Open five B2B homepages in your market. "Built for growth." "All-in-one platform." "Best-in-class." "Scale with confidence." You could swap the logos and nobody would notice. The words are interchangeable. The effect is nothing. Nobody leans in. Nobody thinks "that's me."
The first instinct is to blame the copywriter. Hire a better one. Run another workshop. Test new headlines. The copy isn't the problem. It's a symptom of something else.
You haven't decided who you're for
Companies sound the same because they haven't answered the hard questions: Who exactly is this for? What exactly changes for them? Why us and not the next option? Without those answers, every headline is a guess. When you guess, you grab the same safe phrases everyone else uses.
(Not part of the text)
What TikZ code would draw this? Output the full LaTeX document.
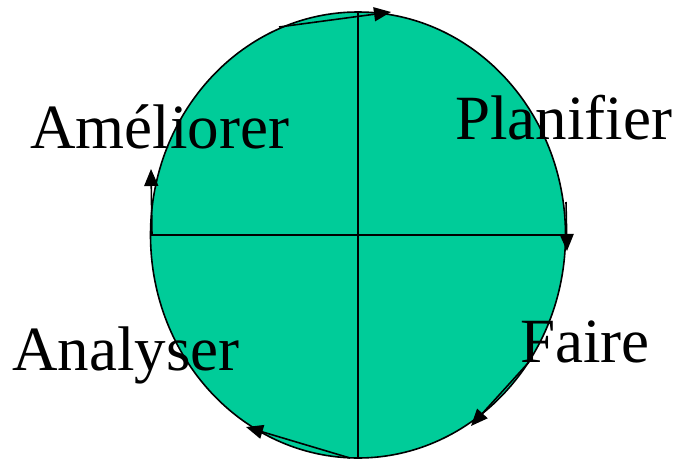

"Best-in-class" is what you say when you can't say what makes you best. "All-in-one" appears when you can't name the one thing you do better than anyone. "Built for growth" appears when you're not sure who is growing or what growth even means for them. These phrases are placeholders. They're comfortable. They're also invisible.
Better writing won't fix it
Clear messaging comes from clear positioning. If you don't know who you're for, you can't write a headline that makes them stop. If you don't know what changes for them, you can't promise it. If you don't know why they'd choose you, you end up with claims that could apply to anyone.
You hire a copywriter. A good one. They tighten the sentences. Improve the structure. But they're still working with fog. They can make the fog sound more professional. They can't make it specific. You need to know who you're for first. Then the writing gets easier.
What you actually need
To sound different, you have to be different in a way you can say. That means:
- One group you're willing to own. Not "B2B companies" or "growing teams." A real group with a real situation.
- One outcome you promise that others don't. Not "save time" or "increase efficiency." Something specific you could put in quotes.
- One reason they'd choose you. Not "we're the best." The specific reason someone would pick you over alternatives.
When those are clear, the copy gets easier. The writer finally knows what to say. They're not guessing. They're translating something that exists.
Answer the questions first
Before you rewrite the homepage again, answer the questions. Who exactly is this for? What exactly changes for them? Why us? If the team can't agree, that's the real work. Not the copy. The copy will stay generic until you know who you're for.
Test it this way. Can you write one sentence that would make someone say "that's me" in under three seconds? If not, you don't have a copy problem. You have a positioning problem. Fix that first. Then the words change on their own.